— Start of RECORDED DATA —

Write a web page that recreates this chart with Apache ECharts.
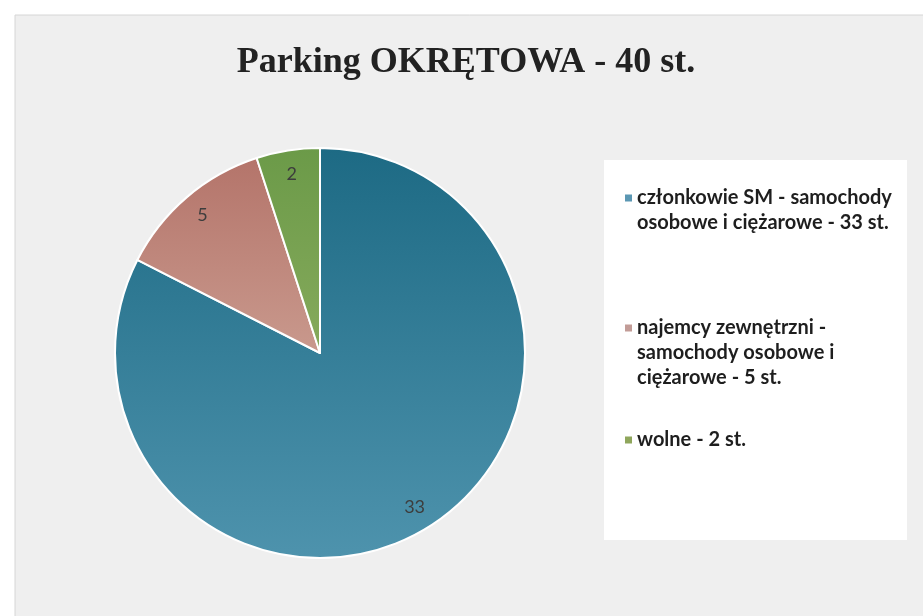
<!DOCTYPE html>
<html>
<head>
<meta charset="utf-8">
<script src="https://cdn.jsdelivr.net/npm/echarts@6/dist/echarts.min.js"></script>
<style>
  html, body { margin: 0; padding: 0; background: #fff; }
  #main { width: 923px; height: 616px; }
</style>
</head>
<body>
<div id="main"></div>
<script>
// dane wykresu
const titleText = 'Parking OKRĘTOWA - 40 st.'
const names = [
  'członkowie SM - samochody\nosobowe i ciężarowe - 33 st.',
  'najemcy zewnętrzni -\nsamochody osobowe i\nciężarowe - 5 st.',
  'wolne - 2 st.'
]
const values = [33, 5, 2]

// kolory: góra / dół wycinka, ikona legendy
const topColors = ['#1d6a84', '#b4746a', '#6b9a48']
const bottomColors = ['#4e93ad', '#c9998d', '#86aa5c']
const iconColors = ['#5b97b3', '#c29c97', '#8fa65c']

const lineH = 25
const iconH = 60
const legendFont = 'Lato, "Noto Sans", sans-serif'
// pierwsza linia kazdej pozycji legendy (y)
const legendLineY = [198, 328, 440]

const chart = echarts.init(document.getElementById('main'))

const pieData = values.map(function (v, i) {
  return {
    name: names[i],
    value: v,
    itemStyle: {
      color: new echarts.graphic.LinearGradient(0, 0, 0, 1, [
        { offset: 0, color: topColors[i] },
        { offset: 1, color: bottomColors[i] }
      ])
    }
  }
})

// ikona (kwadrat 7px) przy pierwszej linii tekstu, nie na srodku
function iconPath (lines) {
  const c = iconH / 2 - (lines - 1) * lineH / 2
  const a = c - 3.5
  const b = c + 3.5
  return 'path://M0 0L0 0M7 ' + iconH + 'L7 ' + iconH +
    'M0 ' + a + 'L7 ' + a + 'L7 ' + b + 'L0 ' + b + 'Z'
}

const legends = names.map(function (n, i) {
  const lines = n.split('\n').length
  const textH = lines * lineH
  // gorna krawedz grupy i polozenie pierwszej linii w niej
  const groupTop = Math.min(0, iconH / 2 - textH / 2)
  const firstLine = iconH / 2 - textH / 2 + lineH / 2 - groupTop
  return {
    orient: 'vertical',
    left: 625,
    top: legendLineY[i] - firstLine,
    padding: 0,
    itemWidth: 7,
    itemHeight: iconH,
    selectedMode: false,
    data: [{
      name: n,
      icon: iconPath(lines),
      itemStyle: { color: iconColors[i], borderWidth: 0 }
    }],
    textStyle: {
      fontFamily: legendFont,
      fontSize: 20,
      fontWeight: 'bold',
      color: '#1e1e1e',
      lineHeight: lineH
    }
  }
})

const option = {
  backgroundColor: '#ffffff',
  animation: false,
  graphic: [
    {
      type: 'rect',
      z: -10,
      shape: { x: 15, y: 15, width: 930, height: 620 },
      style: { fill: '#efefef', stroke: '#d6d6d6', lineWidth: 1 }
    },
    {
      type: 'rect',
      z: -9,
      shape: { x: 604, y: 160, width: 303, height: 380 },
      style: { fill: '#ffffff' }
    }
  ],
  title: {
    text: titleText,
    left: 461,
    top: 40,
    textAlign: 'center',
    textStyle: {
      fontFamily: '"Liberation Serif", serif',
      fontWeight: 'bold',
      fontSize: 36,
      color: '#222222'
    }
  },
  legend: legends,
  series: [
    {
      type: 'pie',
      center: [320, 353],
      radius: [0, 205],
      startAngle: 90,
      clockwise: true,
      silent: true,
      itemStyle: { borderColor: '#ffffff', borderWidth: 2 },
      label: { show: false },
      labelLine: { show: false },
      data: pieData
    },
    {
      // pierscien tylko dla etykiet wartosci
      type: 'pie',
      center: [320, 353],
      radius: [151, 205],
      startAngle: 90,
      clockwise: true,
      silent: true,
      itemStyle: { color: 'transparent', borderWidth: 0 },
      label: {
        show: true,
        position: 'inside',
        rotate: 0,
        formatter: '{c}',
        fontFamily: legendFont,
        fontSize: 18,
        color: '#3d3d3d'
      },
      labelLine: { show: false },
      data: values.map(function (v, i) { return { name: names[i], value: v } })
    }
  ]
}

chart.setOption(option)
</script>
</body>
</html>
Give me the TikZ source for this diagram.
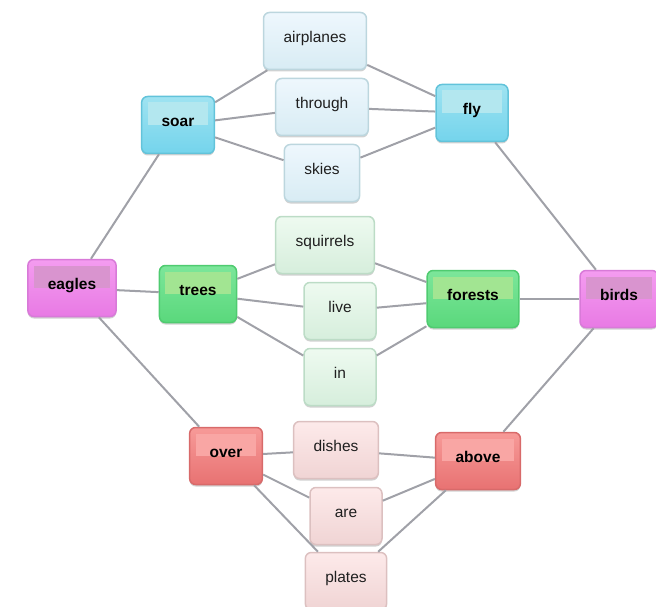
\documentclass[tikz,border=0pt]{standalone}
\usepackage{fontspec}
\setmainfont{Liberation Sans}
\usetikzlibrary{shadows}

\definecolor{linkgray}{HTML}{A0A1A8}
\definecolor{cyantop}{HTML}{9FE3F1}
\definecolor{cyanbot}{HTML}{74D4EC}
\definecolor{cyanband}{HTML}{B3E7EF}
\definecolor{cyanline}{HTML}{62C3DA}
\definecolor{magtop}{HTML}{F49CF0}
\definecolor{magbot}{HTML}{E87AE4}
\definecolor{magband}{HTML}{D994CF}
\definecolor{magline}{HTML}{D87AD8}
\definecolor{greentop}{HTML}{7CE69A}
\definecolor{greenbot}{HTML}{5AD87C}
\definecolor{greenband}{HTML}{A2E592}
\definecolor{greenline}{HTML}{4FCB70}
\definecolor{redtop}{HTML}{F79A98}
\definecolor{redbot}{HTML}{E87272}
\definecolor{redband}{HTML}{F9A6A4}
\definecolor{redline}{HTML}{D86A6A}
\definecolor{ltbluetop}{HTML}{EEF7FD}
\definecolor{ltbluebot}{HTML}{D8ECF4}
\definecolor{ltblueline}{HTML}{BCD6DE}
\definecolor{ltgreentop}{HTML}{EEFAF0}
\definecolor{ltgreenbot}{HTML}{D6EEDC}
\definecolor{ltgreenline}{HTML}{BCDCC6}
\definecolor{ltpinktop}{HTML}{FDEAEA}
\definecolor{ltpinkbot}{HTML}{F0D4D4}
\definecolor{ltpinkline}{HTML}{DCC0C0}

\begin{document}
\begin{tikzpicture}[
			x=1pt, y=-1pt,
			box/.style={draw, rounded corners=6pt, minimum width=72pt, minimum height=57pt,
				inner xsep=20pt, text height=11.5pt, text depth=9pt, line width=1.5pt,
				drop shadow={shadow xshift=0pt, shadow yshift=-2pt, opacity=0.18, fill=black}},
			wordbox/.style={box, font=\fontsize{15.5}{18}\selectfont, text=black!88,
				draw=#1line, top color=#1top, bottom color=#1bot},
			keybox/.style={box, font=\fontsize{15.5}{18}\selectfont\bfseries,
				draw=#1line, top color=#1top, bottom color=#1bot,
				path picture={\fill[#1band, sharp corners] ([xshift=6pt,yshift=-6pt]path picture bounding box.north west)
					rectangle ([xshift=-6pt]path picture bounding box.east);}},
			link/.style={draw=linkgray, line width=2pt}
			]
			
			\clip (0,0) rectangle (656,607);
			
			% Nodes
			\node (eagles) [keybox=mag] at (72,288) {eagles};
			\node (soar) [keybox=cyan] at (178,125) {soar};
			\node (trees) [keybox=green] at (198,294) {trees};
			\node (over) [keybox=red] at (226,456) {over};
			\node (fly) [keybox=cyan] at (472,113) {fly};
			\node (forests) [keybox=green] at (473,299) {forests};
			\node (above) [keybox=red] at (478,461) {above};
			\node (birds) [keybox=mag] at (619,299) {birds};
			
			\node (airplanes) [wordbox=ltblue] at (315,41) {airplanes};
			\node (through) [wordbox=ltblue] at (322,107) {through};
			\node (skies) [wordbox=ltblue] at (322,173) {skies};
			\node (squirrels) [wordbox=ltgreen] at (325,245) {squirrels};
			\node (live) [wordbox=ltgreen] at (340,311) {live};
			\node (in) [wordbox=ltgreen] at (340,377) {in};
			\node (dishes) [wordbox=ltpink] at (336,450) {dishes};
			\node (are) [wordbox=ltpink] at (346,516) {are};
			\node (plates) [wordbox=ltpink] at (346,581) {plates};
			
			% Connections
			\draw [link] (eagles) -- (soar);
			\draw [link] (eagles) -- (trees);
			\draw [link] (eagles) -- (over);
			\draw [link] (soar) -- (airplanes);
			\draw [link] (soar) -- (through);
			\draw [link] (soar) -- (skies);
			\draw [link] (airplanes) -- (fly);
			\draw [link] (through) -- (fly);
			\draw [link] (skies) -- (fly);
			\draw [link] (trees) -- (squirrels);
			\draw [link] (trees) -- (live);
			\draw [link] (trees) -- (in);
			\draw [link] (squirrels) -- (forests);
			\draw [link] (live) -- (forests);
			\draw [link] (in) -- (forests);
			\draw [link] (over) -- (dishes);
			\draw [link] (over) -- (are);
			\draw [link] (over) -- (plates);
			\draw [link] (dishes) -- (above);
			\draw [link] (are) -- (above);
			\draw [link] (plates) -- (above);
			\draw [link] (fly) -- (birds);
			\draw [link] (forests) -- (birds);
			\draw [link] (above) -- (birds);
			
		\end{tikzpicture}
\end{document}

— End of RECORDED DATA —

Copy, word for word, the entries above from the first line to the line that holds "const chart = echarts.init(document.getElementById('main'))". Drop the pictures.

ANSWER TO THIS EXERCISE>
Write a web page that recreates this chart with Apache ECharts.
<!DOCTYPE html>
<html>
<head>
<meta charset="utf-8">
<script src="https://cdn.jsdelivr.net/npm/echarts@6/dist/echarts.min.js"></script>
<style>
  html, body { margin: 0; padding: 0; background: #fff; }
  #main { width: 923px; height: 616px; }
</style>
</head>
<body>
<div id="main"></div>
<script>
// dane wykresu
const titleText = 'Parking OKRĘTOWA - 40 st.'
const names = [
  'członkowie SM - samochody\nosobowe i ciężarowe - 33 st.',
  'najemcy zewnętrzni -\nsamochody osobowe i\nciężarowe - 5 st.',
  'wolne - 2 st.'
]
const values = [33, 5, 2]

// kolory: góra / dół wycinka, ikona legendy
const topColors = ['#1d6a84', '#b4746a', '#6b9a48']
const bottomColors = ['#4e93ad', '#c9998d', '#86aa5c']
const iconColors = ['#5b97b3', '#c29c97', '#8fa65c']

const lineH = 25
const iconH = 60
const legendFont = 'Lato, "Noto Sans", sans-serif'
// pierwsza linia kazdej pozycji legendy (y)
const legendLineY = [198, 328, 440]

const chart = echarts.init(document.getElementById('main'))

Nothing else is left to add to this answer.